Julia Brown (4,318 likes) is one of the many projects of Maryland artist Sam Ray, combining rich, hushed pop with ambient noise and electronic sound manipulation. Julia Brown’s first album, to be close to you, garnered high scores on Pitchfork and was both well-received and influential within the expanding lo-fi community; instead of rest on his laurels, however, Ray moved forward with the next step in this difficult-to-describe but immediately-recognizable sound. The next Julia Brown album, An Abundance of Strawberries, has no official release as of yet, but Ray is sending copies to those that ask politely. Its title track is lush and hymnal, and songs like “All Alone in Bed” and “The Way You Want” convey sincere emotion while weaving an innovative fabric of acoustic guitars, simple synths, and gorgeous melodies. It’s mature, fascinating, and worth repeated listens. Hear to be close to you (and the new album soon) at: http://cool.bandcamp.com/
Coin locker kid (329 likes) is an art-rap recluse, sporadically emerging from his minimalist persona with incredibly good and fascinating albums like 2013’s Traumnovelle. Despite getting a shoutout from David Byrne and collaborating with musicians like Portishead and Madlib, North Carolina’s Devyn Smith has retained relative obscurity. His vocabulary is as wide as his beats are bizarre, weaving intricate fables about isolationism and philosophical dreams with cunning wordplay and a blatant apathy towards glossy production. Coin Locker Kid likes doing things his own way, and as long as his delivery is as great as it is, who can blame him? Listen to Traumnovelle at: http://coinlockerkid.bandcamp.com/
The Shifters (1,548 likes) are a 9-piece reggae/rocksteady group that consistently blow crowds away throughout DC. A group that big risks getting too busy, but they know when to be groovy-sparse and when to knock-your-socks-off hot and heavy.

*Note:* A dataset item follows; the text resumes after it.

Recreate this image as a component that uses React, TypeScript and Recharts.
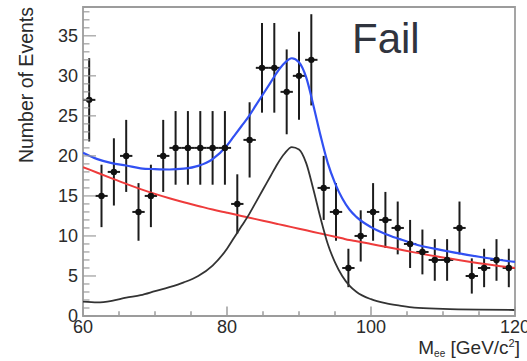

When they opened for ska-punk legends The Mighty Mighty Bosstones, they came onstage and announced themselves as the Bosstones, and that their intention was to thoroughly confuse the crowd. Their surprising and light-hearted attitude, combined with their excellent musicianship and strong vocal-backup-vocal delivery, makes them one of the best reggae acts in DC and across the east coast. They gig all the time, and they always bring their A-game – making people dance, babies cry, and the Bosstones proud. Listen to their album In It! at: http://theshiftersdc.bandcamp.com/
Kitsune Rad (534 likes) is a locally beloved three-piece from Baltimore. Their adept technique and sense of spacing gives their instrumental riff-rock a cinematic feel, full of images. It’s fast, strong, and dynamic enough to keep even the most cynical listener on their toes, and it’s damn good to mosh to. Guitarist Scott Kenney makes judicious use of effects, filling the top space with big tones, as the rhythm section builds an ever-changing landscape of head-banging. Though they currently only have a two-song demo online, Kitsune Rad is working with Wolf Stream Media for their sure-to-impress full-length, hopefully out soon. Most importantly, as they say on their bio many times, they love snacks. Listen to the Long Johns demo at: http://kitsunerad.bandcamp.com/
Body Thief (2,615 likes) is a hard beast to define. Their single, “Parasites In The Water,” combines an alternative prog feel a-la-Circa Survive with existential, introspective lyrics reminiscent of Pink Floyd. Vocalist Daniel Hawkins has the perfect range for emotive rock, but Body Thief rises above the crowd, channeling jazz chops through a hard rock ethic into an impressive and full arrangement. Two guitars fill the middle space with stunning riffs, creating a wall of sound that is strong across all levels. Halfway through the song, the beat builds into a fast bridge before dropping into a wide, heavy section built on huge riffs and impressively tight drums. It’s perfectly balanced and entirely promising for this MD/DC band. Listen to “Parasites In The Water” at: http://bodythief.bandcamp.com/
-Asher Meerovich is a writer and musician in College Park. He likes to be near water.